A 2016 rodent study found that tyrosine is involved in the body’s stress response and restores normal levels of noradrenaline (norepinephrine) in the brain. However, other research suggests that tyrosine does not have an effect on mood disorders like depression.
That said, there aren’t any notable risks or side effects to taking tyrosine. If managing stress helps boost your mood, give it a try.
Should you take tyrosine for your thyroid?
Tyrosine is also a precursor to levothyroxine, a thyroid hormone that’s low in people with hypothyroidism or Hashimoto’s thyroiditis. It seems reasonable to think that tyrosine would be great for you if you have an underactive thyroid, but that might not be true.

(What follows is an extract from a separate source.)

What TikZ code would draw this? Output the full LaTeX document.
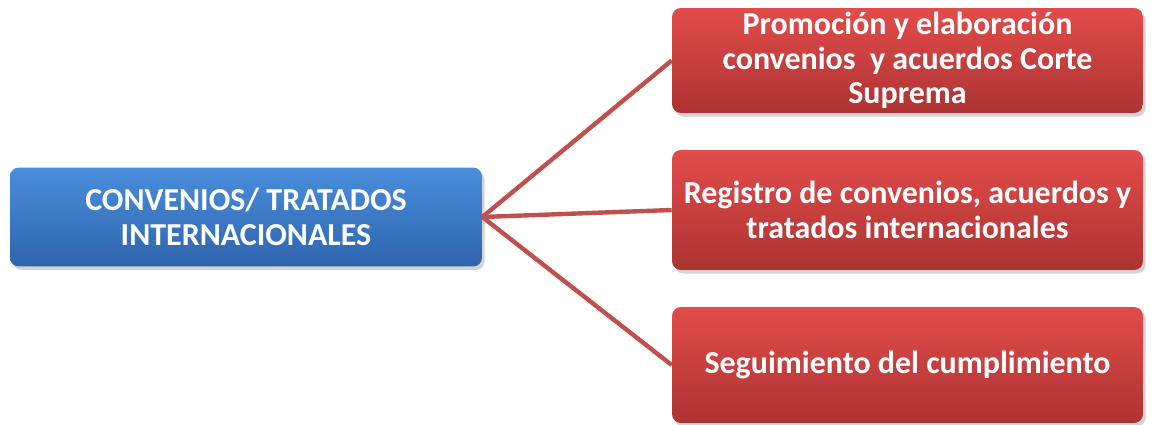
\documentclass[tikz,border=0pt]{standalone}
\usepackage{fontspec}
\setmainfont{Carlito}
\usetikzlibrary{shadows}
\definecolor{linea}{HTML}{C0504D}
\definecolor{azularriba}{HTML}{4A8EDC}
\definecolor{azulabajo}{HTML}{2E64AC}
\definecolor{rojoarriba}{HTML}{E24C4B}
\definecolor{rojoabajo}{HTML}{AC3331}

\begin{document}
\begin{tikzpicture}[x=0.02cm,y=-0.02cm,
	caja/.style={draw=none,rounded corners=5pt,align=center,text=white,
		font=\bfseries\fontsize{18.2}{19.5}\selectfont,inner sep=0pt,
		drop shadow={shadow xshift=1.5pt,shadow yshift=-2pt,opacity=0.35}},
	azul/.style={caja,top color=azularriba,bottom color=azulabajo,
		minimum width=9.44cm,minimum height=1.98cm},
	rojo/.style={caja,top color=rojoarriba,bottom color=rojoabajo,
		minimum width=9.42cm},
	rama/.style={draw=linea,line width=2.5pt}]
\useasboundingbox (0,0) rectangle (1151,425);

%boxes
\node[azul] (conv) at (246,217) {CONVENIOS/ TRATADOS\\INTERNACIONALES};
\node[rojo,minimum height=2.1cm] (prom) at (907.5,60.5) {Promoción y elaboración\\convenios\ \ y acuerdos Corte\\Suprema};
\node[rojo,minimum height=2.4cm] (reg) at (907.5,210) {Registro de convenios, acuerdos y\\tratados internacionales};
\node[rojo,minimum height=2.32cm] (seg) at (907.5,365) {Seguimiento del cumplimiento};

%branches
\foreach \b in {prom,reg,seg}
	\draw[rama] (conv.east) -- (\b.west);
\end{tikzpicture}
\end{document}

In mice, tyrosine replenished thyroid hormones that were low due to stress. But in humans, there’s no evidence that tyrosine improves thyroid function. In fact, some hormone doctors report that patients who take tyrosine see a further decrease in thyroid function. In theory, that could happen because tyrosine boosts norepinephrine, which regulates thyroid hormones and is already often too high in people with hypothyroidism.

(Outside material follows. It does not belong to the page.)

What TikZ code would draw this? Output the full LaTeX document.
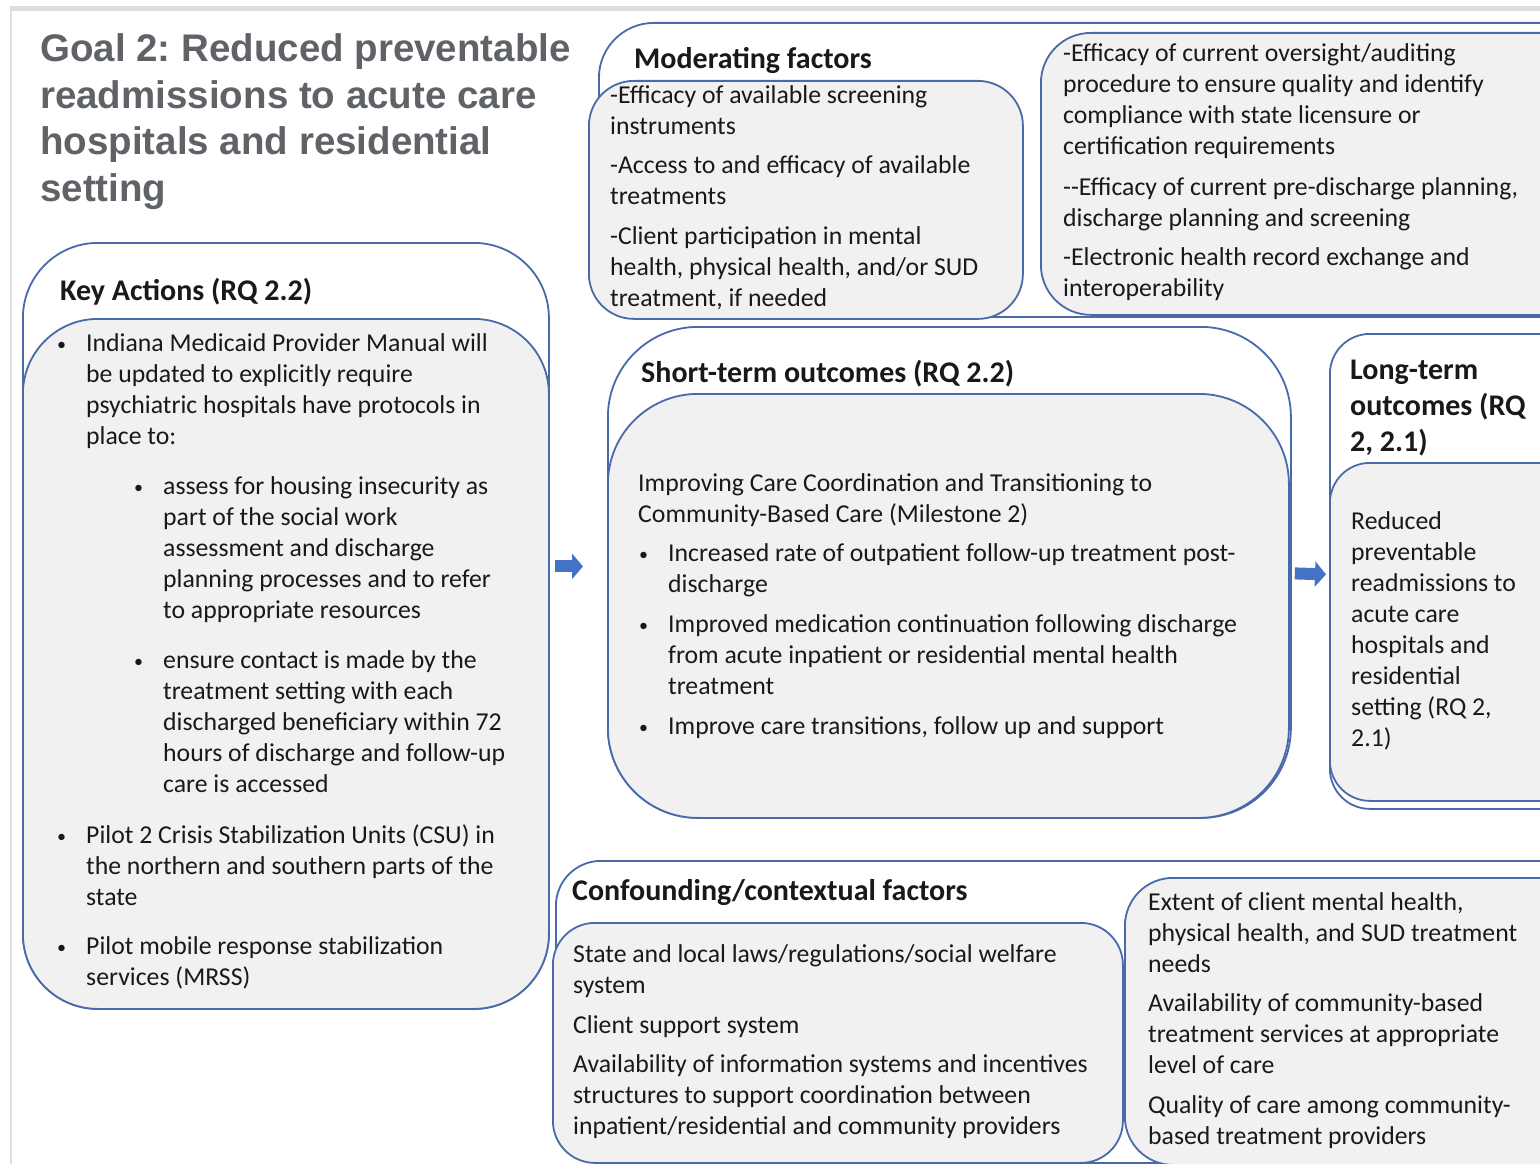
\documentclass[tikz,border=0pt]{standalone}
\usepackage{fontspec}
\setmainfont{Carlito}
\newfontfamily\titlefont{Liberation Sans}
\usetikzlibrary{arrows.meta,calc}
\frenchspacing

\definecolor{boxline}{RGB}{72,106,170}
\definecolor{boxfill}{RGB}{241,241,241}
\definecolor{arrowblue}{RGB}{68,114,196}
\definecolor{titlegray}{RGB}{95,99,104}
\definecolor{ink}{RGB}{25,25,25}
\definecolor{framegray}{RGB}{220,220,220}

% lines of one paragraph, baseline on the first line
\newcommand{\lns}[1]{\begin{tabular}[t]{@{}l@{}}#1\end{tabular}}
\newcommand{\bl}[1]{\makebox[29pt][l]{\raisebox{1pt}{\fontsize{18}{18}\selectfont\textbullet}}\lns{#1}}

\begin{document}
\begin{tikzpicture}[x=1pt,y=-1pt,
    grpbox/.style={draw=boxline,line width=1.8pt,fill=white,rounded corners=#1pt,
      anchor=north west,inner sep=0pt},
    itembox/.style={grpbox=#1,fill=boxfill},
    txt/.style={anchor=base west,inner sep=0pt,text=ink,font=\fontsize{25.75}{31}\selectfont},
    hd/.style={txt,font=\bfseries\fontsize{30}{36}\selectfont},
    flow/.style={line width=12pt,arrowblue,-{Triangle[length=11pt,width=25pt]}}]
    \useasboundingbox (0,0) rectangle (1540,1164);
    \clip (0,0) rectangle (1540,1164);

    % page frame
    \fill[framegray] (10,6) rectangle (1540,11);
    \draw[framegray,line width=1.5pt] (11,11)--(11,1164);

    % title
    \node[anchor=base west,inner sep=0pt,text=titlegray,
      font=\titlefont\bfseries\fontsize{38.5}{46.5}\selectfont] (goal) at (40,62)
      {\lns{Goal 2: Reduced preventable\\readmissions to acute care\\hospitals and residential\\setting}};

    % key actions
    \node[grpbox=75,minimum width=526pt,minimum height=766pt] (kaout) at (22,242) {};
    \node[itembox=75,minimum width=526pt,minimum height=690pt] (kain) at (22,318) {};
    \node[hd] (kahead) at (60,300) {Key Actions (RQ 2.2)};
    \node[txt] (ka1) at (57,351) {\bl{Indiana Medicaid Provider Manual will\\be updated to explicitly require\\psychiatric hospitals have protocols in\\place to:}};
    \node[txt] (ka1a) at (134,494) {\bl{assess for housing insecurity as\\part of the social work\\assessment and discharge\\planning processes and to refer\\to appropriate resources}};
    \node[txt] (ka1b) at (134,668) {\bl{ensure contact is made by the\\treatment setting with each\\discharged beneficiary within 72\\hours of discharge and follow-up\\care is accessed}};
    \node[txt] (ka2) at (57,843) {\bl{Pilot 2 Crisis Stabilization Units (CSU) in\\the northern and southern parts of the\\state}};
    \node[txt] (ka3) at (57,954) {\bl{Pilot mobile response stabilization\\services (MRSS)}};

    % moderating factors
    \node[grpbox=55,minimum width=1000pt,minimum height=294pt] (modout) at (598,22) {};
    \node[itembox=45,minimum width=434pt,minimum height=238pt] (modin1) at (588,80) {};
    \node[itembox=50,minimum width=560pt,minimum height=282pt] (modin2) at (1040,32) {};
    \node[hd] (modhead) at (634,69) {Moderating factors};
    \node[txt] (mod1) at (610,103) {\lns{-Efficacy of available screening\\instruments}};
    \node[txt] (mod2) at (610,173) {\lns{-Access to and efficacy of available\\treatments}};
    \node[txt] (mod3) at (610,244) {\lns{-Client participation in mental\\health, physical health, and/or SUD\\treatment, if needed}};
    \node[txt] (mod4) at (1063,62) {\lns{-Efficacy of current oversight/auditing\\procedure to ensure quality and identify\\compliance with state licensure or\\certification requirements}};
    \node[txt] (mod5) at (1063,195) {\lns{{-}{-}Efficacy of current pre-discharge planning,\\discharge planning and screening}};
    \node[txt] (mod6) at (1063,265) {\lns{-Electronic health record exchange and\\interoperability}};

    % short-term outcomes
    \node[grpbox=90,minimum width=683pt,minimum height=491pt] (stout) at (607,326) {};
    \node[itembox=90,minimum width=681pt,minimum height=424pt] (stin) at (607,393) {};
    \node[hd] (sthead) at (641,382) {Short-term outcomes (RQ 2.2)};
    \node[txt] (st0) at (638,491) {\lns{Improving Care Coordination and Transitioning to\\Community-Based Care (Milestone 2)}};
    \node[txt] (st1) at (639,561) {\bl{Increased rate of outpatient follow-up treatment post-\\discharge}};
    \node[txt] (st2) at (639,632) {\bl{Improved medication continuation following discharge\\from acute inpatient or residential mental health\\treatment}};
    \node[txt] (st3) at (639,734) {\bl{Improve care transitions, follow up and support}};

    % long-term outcomes
    \node[grpbox=40,minimum width=260pt,minimum height=475pt] (ltout) at (1329,333) {};
    \node[itembox=40,minimum width=260pt,minimum height=338pt] (ltin) at (1329,462) {};
    \node[hd] (lthead) at (1350,379) {\lns{Long-term\\outcomes (RQ\\2, 2.1)}};
    \node[txt] (lt1) at (1351,529) {\lns{Reduced\\preventable\\readmissions to\\acute care\\hospitals and\\residential\\setting (RQ 2,\\2.1)}};

    % confounding factors
    \node[grpbox=45,minimum width=1040pt,minimum height=302pt] (cfout) at (555,860) {};
    \node[itembox=42,minimum width=570pt,minimum height=240pt] (cfin1) at (552,922) {};
    \node[itembox=48,minimum width=470pt,minimum height=287pt] (cfin2) at (1124,877) {};
    \node[hd] (cfhead) at (572,900) {Confounding/contextual factors};
    \node[txt] (cf1) at (573,962) {\lns{State and local laws/regulations/social welfare\\system}};
    \node[txt] (cf2) at (573,1033) {Client support system};
    \node[txt] (cf3) at (573,1072) {\lns{Availability of information systems and incentives\\structures to support coordination between\\inpatient/residential and community providers}};
    \node[txt] (cf4) at (1148,910) {\lns{Extent of client mental health,\\physical health, and SUD treatment\\needs}};
    \node[txt] (cf5) at (1148,1011) {\lns{Availability of community-based\\treatment services at appropriate\\level of care}};
    \node[txt] (cf6) at (1148,1113) {\lns{Quality of care among community-\\based treatment providers}};

    % arrows between the columns
    \draw[flow] ($(kaout.east |- stout.west)+(5,-6)$) -- ($(stout.west)+(-24,-6)$);
    \draw[flow] ($(stout.east)+(3,1)$) -- ($(ltout.west)+(-3,3)$);
\end{tikzpicture}
\end{document}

If you have concerns, talk to your doctor before taking tyrosine.
How to use tyrosine supplements
You can get tyrosine from foods like chicken, turkey, fish and cheese, but if you want the cognitive benefits of tyrosine, you’re better off taking a supplement.
Purified tyrosine gets pushed directly to neurotransmitter synthesis, while tyrosine in food ends up going to your muscles, along with all the rest of the amino acids you eat.
Fortunately, tyrosine supplements are inexpensive and very effective.
Tyrosine side effects
Tyrosine supplements are quite safe. There are no major reported side effects of tyrosine, even when people took it three times a day at higher doses.
- Does tyrosine give you energy? Yes, but it comes in the form of endurance. It might not make you feel like jumping up and going for a long run, but if you’re doing a 5k, it could help you push yourself to beat your personal best. A study of eight cyclists riding in the heat found that tyrosine gave the participants a boost of endurance that helped them go further before they bonked.
- Does tyrosine make you sleepy? It may help with fatigue. One study found that when comparing levels of tyrosine in patients, those with lower levels overall felt more fatigue than those with elevated tyrosine. Those with increased tyrosine levels also felt they had a higher quality of life. That said, some people say tyrosine can make them sleepy. Keep reading to learn about how much tyrosine to take and how to experiment with your dosage.
Tyrosine dosage and sourcing
- What type of tyrosine should I buy? You can get tyrosine on its own, or in special blends designed to amplify its brain-boosting effects. Bulletproof Smart Mode contains a patent-pending blend of ingredients, including tyrosine, rosemary and artichoke leaf extract.
- How much should I take? Take one serving of Smart Mode in the morning or whenever you need a mental boost.
- When should I take tyrosine? Some sources suggest taking it first thing in the morning with a breakfast of complex carbohydrates and protein. But you can take tyrosine anytime you need it, especially if you’re stressed.